Por su falta de diálogo la película depende de sus momentos musicales, de la banda sonora compuesta por Covacevich, las secuencias de baile en los bares, o esa gran escena en la que niños imitan con escobas ser una banda de rock and roll, el resto del tiempo es una película casi muda que descansa en la expresión de los diversos rostros de no-actores que participaron en la película.

El comentado paso de imágenes a blanco y negro a color (la primera vez que se hizo algo así en el cine chileno), que dura unos cuatro minutos, remite a la frase que abre la película, donde el color es parte de lo que hace al hombre común morir un poco. Esto ocurre en una secuencia en la playa, donde la cámara de Covacevich se dirige casi exclusivamente al cuerpo femenino, con zoom incluido, en un punto de vista un poco lascivo que recuerda a la mirada que tiene Justiniano de las mujeres en sus películas. El hombre común, después de ver la vida -y las mujeres- en colores, no vuelve a ser el mismo.

Decía el poeta y crítico Julio Huasi: “Lo más trascendente que deja el mensaje de Covacevich, es que demuestra un camino para el cine nacional, un camino que nuestros cineastas se han negado a recorrer.

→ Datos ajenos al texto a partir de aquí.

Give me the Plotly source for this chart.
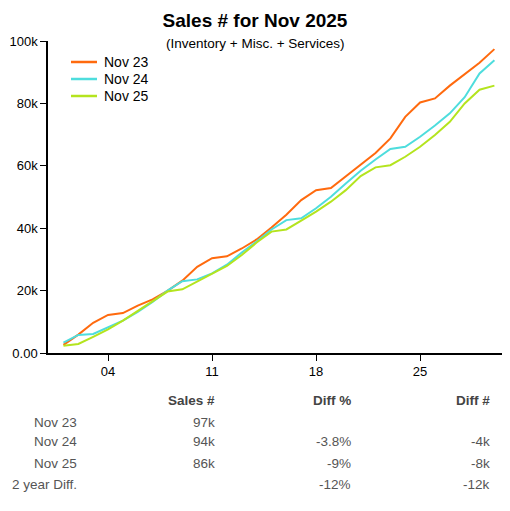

La ciudad, con sus contradicciones, sus lujos y miserias, sus indudables contrastes, aparece en todas direcciones. Y después, el subdesarrollo, la miseria, la soledad, el no-amor, la esclavitud”. Hay algunas escenas que recuerdan otras películas chilenas posteriores, un tren hecho por niños nos lleva a Cien niños esperando un tren (Ignacio Agüero, 1988); las caras de pesadumbre de algunos niños a Largo viaje, estrenada meses después; los bares colmados y los tomadores solitarios a Tres tristes tigres. Si bien Morir un poco viene precedida por obras como Isla de Pascua (1965) de Yankovic-Di Lauro (luego de sus varios cortometrajes) o las películas realizadas en el Centro de Cine Experimental de la Universidad de Chile, su éxito tanto en taquilla como festivales, le dio otra escala al cine de ficción chileno -sobre todo a ese con tintes de realismo- que en los años posteriores tendría sus mejores películas.

Por lo tanto la repatriación de su obra es un acontecimiento importante, esperado por años y solo posible gracias a la iniciativa de la Cineteca Nacional. Ahora la Cineteca en sus laboratorios pasará las cinco películas de Covacevich por esa máquina gigante que nos permitirá en el futuro verlas en una óptima calidad, ojalá nuevamente en sus salas.

“Todos los días el hombre sale a la calle a morir un poco, en vez de salir a vivir. De la casa al trabajo, del trabajo a la casa. Y una vez al año, a la playa. Todos los días, la presión de las cosas, de los objetos: vea, vea, vea; compre, compre, compre; vaya, vaya… ¡Y eso está tan lejos, cada día más lejos! Al hombre, que va muriendo un poco, solo le queda una fútil rebelión”.

Cuando leo esas palabras que dijo Covacevich en la revista Ecran, pienso “por lo menos este hombre común podía salir de su casa”. Sin embargo, nos parecemos; y es que ahora pareciese que el único margen de acción que nos queda es una fútil rebelión individual, ya sea como preámbulo a la rebelión colectiva o a una extinción definitiva. Es justo ahí, en el final, donde todos somos ese hombre común muriendo un poco, mucho o nada, según el pétalo que quede en la flor, marchita y privada de sol, que adorna como puede nuestros tristes días de encierro.

 

Título original: Morir un Poco. Dirección: Álvaro Covacevich. Guion: Álvaro Covacevich. Producción: Álvaro Covacevich. Fotografía: Óscar Gómez. Montaje: Alfredo Levinsky. Sonido: Mauricio Molina. Música: Álvaro Covacevich. País: Chile. Año: 1966. Duración: 69 min.